The Ministry of Foreign Affairs yesterday condemned “untruthful statements” from Moscow two days after Russian First Deputy Chief of Staff Sergey Kiriyenko seems to have described Taiwan as a “non-negotiable” part of China.
Ministry spokeswoman Joanne Ou (歐江安) made the comment at a routine news briefing in Taipei, adding: “Taiwan and China are two mutually non-subordinating governments.”
An article published on Sunday commemorating Russia Day in the Russian newspaper Izvestia, seemingly written by Kiriyenko, first deputy chief of staff to Russian President Vladimir Putin, said that “the Chinese Taiwan problem is not a negotiable issue.”
The Multimedia Information Center Izvestia, which oversees the newspaper and other Izvestia outlets, on Monday denied ever publishing the article, saying it was the result of a hacker attack, Deutsche Welle reported.
The article has since been removed from the paper’s Web site.

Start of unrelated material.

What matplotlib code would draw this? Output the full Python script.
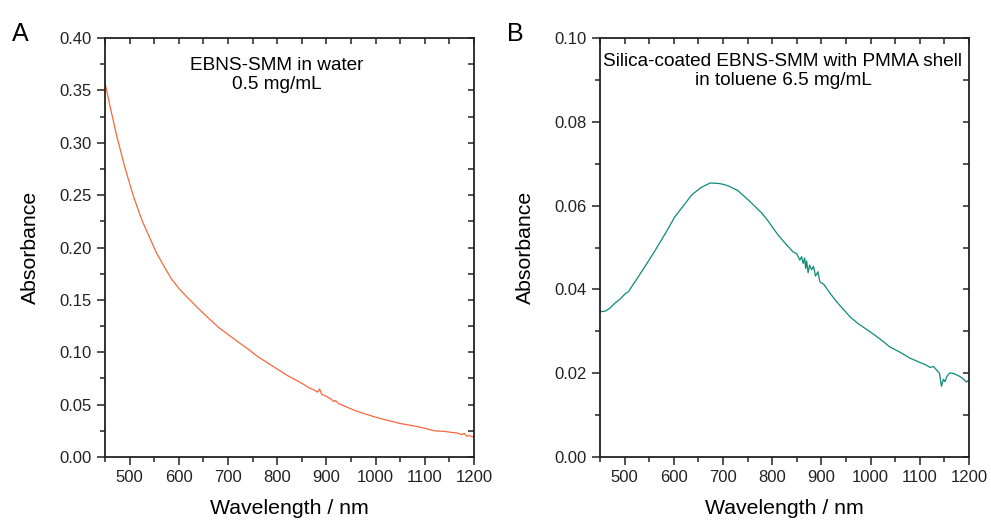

Drawing a comparison between the Russia-Ukraine war to China’s claims over Taiwan, as well as Turkish President Recep Tayyip Erdogan’s claims over islands in the Mediterranean Sea, the article expressed support for Chinese President Xi Jinping’s (習近平) Global Security Initiative, saying the West should “stop interfering with the internal affairs of other peoples and governments.”
The creation of a US-led military alliance in the Indo-Pacific region is a threat to Russia’s national security, it added.
The Institute for the Study of War, a nonprofit policy research organization, said the article was likely published early by mistake.
The outlet probably had the story in reserve and intended to use it when Russia has annexed the Donbas region, it said.
It also cited Kremlin sources as saying that Kiriyenko has been tapped to lead the Russian district that would encompass Donbas and other occupied regions.
Ou condemned the “distortion of facts and insult to Taiwanese sovereignty,” saying that “the Chinese government has never ruled Taiwan and only a government elected by Taiwanese can be the legitimate representative of that people in international relations.”
“Beijing’s efforts to spread the fictitious narrative that Taiwan is part of China and its campaign of intimation through the deployment of warplanes and warships only deepens the antipathy of the Taiwanese,” she added.
Already, Beijing’s actions have raised alarm and drawn condemnation from Japan, the US and the EU while causing heightened awareness of the threat China represents to freedom and peace, she said.
Taiwan continues to safeguard freedom and democracy as the most crucial asset in its opposition to China’s totalitarian regime, she said.
“This government calls on like-minded international partners to join forces in defending the shared values of freedom and democracy from the Sino-Russian authoritarian alliance, which poses a grave threat to global freedoms and peace,” she said.